> _Exercise_:
Transcribe the data in full and exactly, omitting any pictures.

^^^^^^^^

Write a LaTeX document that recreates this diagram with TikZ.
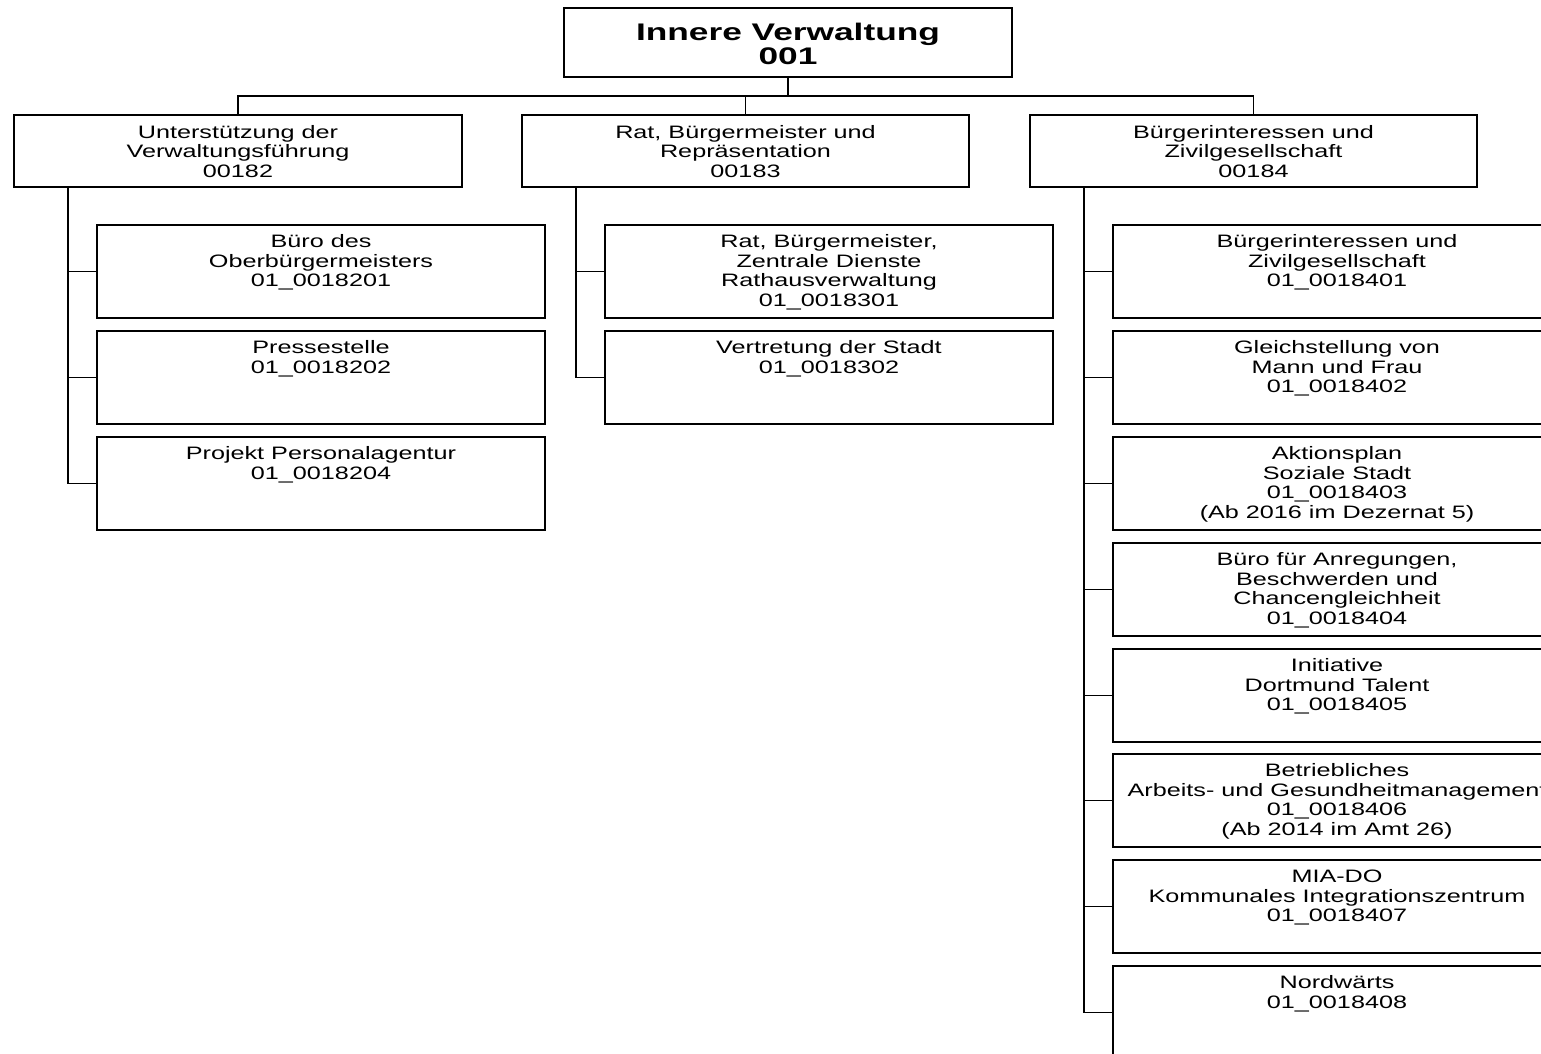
\documentclass[tikz,border=0pt]{standalone}
\usepackage{fontspec}
\setmainfont{Liberation Sans}[FakeStretch=1.40]
\newfontfamily\topfont{Liberation Sans}[FakeStretch=1.47]
\newcommand\bxt[4]{\parbox[c][#2][t]{#1}{\centering\rule{0pt}{#3}#4\par}}
\tikzset{
  org/.style={draw, line width=1.9pt, inner sep=0pt, outer sep=0pt, anchor=north west, fill=white},
  lvl/.style={org, font=\fontsize{18}{19.5}\selectfont},
  link/.style={line width=1.9pt},
}
\begin{document}
\begin{tikzpicture}[x=1pt,y=-1pt]
\useasboundingbox (0,0) rectangle (1541,1053);
\clip (0,0) rectangle (1541,1053);
\fill[white] (0,0) rectangle (1541,1053);

% top
\node[org, font=\topfont\fontsize{24}{24.5}\selectfont\bfseries] (top) at (564,8)
  {\bxt{448pt}{69pt}{32pt}{Innere Verwaltung\\001}};

% level 2
\node[lvl] (b1) at (14,115) {\bxt{448pt}{72pt}{23pt}{Unterstützung der\\Verwaltungsführung\\00182}};
\node[lvl] (b2) at (522,115) {\bxt{447pt}{72pt}{23pt}{Rat, Bürgermeister und\\Repräsentation\\00183}};
\node[lvl] (b3) at (1030,115) {\bxt{447pt}{72pt}{23pt}{Bürgerinteressen und\\Zivilgesellschaft\\00184}};

% column 1
\node[lvl] (c11) at (97,225) {\bxt{448pt}{93pt}{22.5pt}{Büro des\\Oberbürgermeisters\\01\_0018201}};
\node[lvl] (c12) at (97,331) {\bxt{448pt}{93pt}{22.5pt}{Pressestelle\\01\_0018202}};
\node[lvl] (c13) at (97,437) {\bxt{448pt}{93pt}{22.5pt}{Projekt Personalagentur\\01\_0018204}};

% column 2
\node[lvl] (c21) at (605,225) {\bxt{448pt}{93pt}{22.5pt}{Rat, Bürgermeister,\\Zentrale Dienste\\Rathausverwaltung\\01\_0018301}};
\node[lvl] (c22) at (605,331) {\bxt{448pt}{93pt}{22.5pt}{Vertretung der Stadt\\01\_0018302}};

% column 3
\node[lvl] (c31) at (1113,225) {\bxt{448pt}{93pt}{22.5pt}{Bürgerinteressen und\\Zivilgesellschaft\\01\_0018401}};
\node[lvl] (c32) at (1113,331) {\bxt{448pt}{93pt}{22.5pt}{Gleichstellung von\\Mann und Frau\\01\_0018402}};
\node[lvl] (c33) at (1113,437) {\bxt{448pt}{93pt}{22.5pt}{Aktionsplan\\Soziale Stadt\\01\_0018403\\(Ab 2016 im Dezernat 5)}};
\node[lvl] (c34) at (1113,543) {\bxt{448pt}{93pt}{22.5pt}{Büro für Anregungen,\\Beschwerden und\\Chancengleichheit\\01\_0018404}};
\node[lvl] (c35) at (1113,649) {\bxt{448pt}{93pt}{22.5pt}{Initiative\\Dortmund Talent\\01\_0018405}};
\node[lvl] (c36) at (1113,754) {\bxt{448pt}{93pt}{22.5pt}{Betriebliches\\Arbeits- und Gesundheitmanagement\\01\_0018406\\(Ab 2014 im Amt 26)}};
\node[lvl] (c37) at (1113,860) {\bxt{448pt}{93pt}{22.5pt}{MIA-DO\\Kommunales Integrationszentrum\\01\_0018407}};
\node[lvl] (c38) at (1113,966) {\bxt{448pt}{93pt}{22.5pt}{Nordwärts\\01\_0018408}};

% connectors top level
\draw[link] (top.south) -- ++(0,19) coordinate (bus);
\draw[link] (b1.north) |- (bus) -| (b3.north);
\draw[link] (b2.north) -- (b2.north |- bus);

% spines
\draw[link] ([xshift=54pt]b1.south west) |- (c13.west);
\foreach \c in {c11,c12} \draw[link] (\c.west) -- ++(-29,0);
\draw[link] ([xshift=54pt]b2.south west) |- (c22.west);
\draw[link] (c21.west) -- ++(-29,0);
\draw[link] ([xshift=54pt]b3.south west) |- (c38.west);
\foreach \c in {c31,c32,c33,c34,c35,c36,c37} \draw[link] (\c.west) -- ++(-29,0);
\end{tikzpicture}
\end{document}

^^^^^^^^

> _Exercise solution_:
Write a LaTeX document that recreates this diagram with TikZ.
\documentclass[tikz,border=0pt]{standalone}
\usepackage{fontspec}
\setmainfont{Liberation Sans}[FakeStretch=1.40]
\newfontfamily\topfont{Liberation Sans}[FakeStretch=1.47]
\newcommand\bxt[4]{\parbox[c][#2][t]{#1}{\centering\rule{0pt}{#3}#4\par}}
\tikzset{
  org/.style={draw, line width=1.9pt, inner sep=0pt, outer sep=0pt, anchor=north west, fill=white},
  lvl/.style={org, font=\fontsize{18}{19.5}\selectfont},
  link/.style={line width=1.9pt},
}
\begin{document}
\begin{tikzpicture}[x=1pt,y=-1pt]
\useasboundingbox (0,0) rectangle (1541,1053);
\clip (0,0) rectangle (1541,1053);
\fill[white] (0,0) rectangle (1541,1053);

% top
\node[org, font=\topfont\fontsize{24}{24.5}\selectfont\bfseries] (top) at (564,8)
  {\bxt{448pt}{69pt}{32pt}{Innere Verwaltung\\001}};

% level 2
\node[lvl] (b1) at (14,115) {\bxt{448pt}{72pt}{23pt}{Unterstützung der\\Verwaltungsführung\\00182}};
\node[lvl] (b2) at (522,115) {\bxt{447pt}{72pt}{23pt}{Rat, Bürgermeister und\\Repräsentation\\00183}};
\node[lvl] (b3) at (1030,115) {\bxt{447pt}{72pt}{23pt}{Bürgerinteressen und\\Zivilgesellschaft\\00184}};

% column 1
\node[lvl] (c11) at (97,225) {\bxt{448pt}{93pt}{22.5pt}{Büro des\\Oberbürgermeisters\\01\_0018201}};
\node[lvl] (c12) at (97,331) {\bxt{448pt}{93pt}{22.5pt}{Pressestelle\\01\_0018202}};
\node[lvl] (c13) at (97,437) {\bxt{448pt}{93pt}{22.5pt}{Projekt Personalagentur\\01\_0018204}};

% column 2
\node[lvl] (c21) at (605,225) {\bxt{448pt}{93pt}{22.5pt}{Rat, Bürgermeister,\\Zentrale Dienste\\Rathausverwaltung\\01\_0018301}};
\node[lvl] (c22) at (605,331) {\bxt{448pt}{93pt}{22.5pt}{Vertretung der Stadt\\01\_0018302}};

% column 3
\node[lvl] (c31) at (1113,225) {\bxt{448pt}{93pt}{22.5pt}{Bürgerinteressen und\\Zivilgesellschaft\\01\_0018401}};
\node[lvl] (c32) at (1113,331) {\bxt{448pt}{93pt}{22.5pt}{Gleichstellung von\\Mann und Frau\\01\_0018402}};
\node[lvl] (c33) at (1113,437) {\bxt{448pt}{93pt}{22.5pt}{Aktionsplan\\Soziale Stadt\\01\_0018403\\(Ab 2016 im Dezernat 5)}};
\node[lvl] (c34) at (1113,543) {\bxt{448pt}{93pt}{22.5pt}{Büro für Anregungen,\\Beschwerden und\\Chancengleichheit\\01\_0018404}};
\node[lvl] (c35) at (1113,649) {\bxt{448pt}{93pt}{22.5pt}{Initiative\\Dortmund Talent\\01\_0018405}};
\node[lvl] (c36) at (1113,754) {\bxt{448pt}{93pt}{22.5pt}{Betriebliches\\Arbeits- und Gesundheitmanagement\\01\_0018406\\(Ab 2014 im Amt 26)}};
\node[lvl] (c37) at (1113,860) {\bxt{448pt}{93pt}{22.5pt}{MIA-DO\\Kommunales Integrationszentrum\\01\_0018407}};
\node[lvl] (c38) at (1113,966) {\bxt{448pt}{93pt}{22.5pt}{Nordwärts\\01\_0018408}};

% connectors top level
\draw[link] (top.south) -- ++(0,19) coordinate (bus);
\draw[link] (b1.north) |- (bus) -| (b3.north);
\draw[link] (b2.north) -- (b2.north |- bus);

% spines
\draw[link] ([xshift=54pt]b1.south west) |- (c13.west);
\foreach \c in {c11,c12} \draw[link] (\c.west) -- ++(-29,0);
\draw[link] ([xshift=54pt]b2.south west) |- (c22.west);
\draw[link] (c21.west) -- ++(-29,0);
\draw[link] ([xshift=54pt]b3.south west) |- (c38.west);
\foreach \c in {c31,c32,c33,c34,c35,c36,c37} \draw[link] (\c.west) -- ++(-29,0);
\end{tikzpicture}
\end{document}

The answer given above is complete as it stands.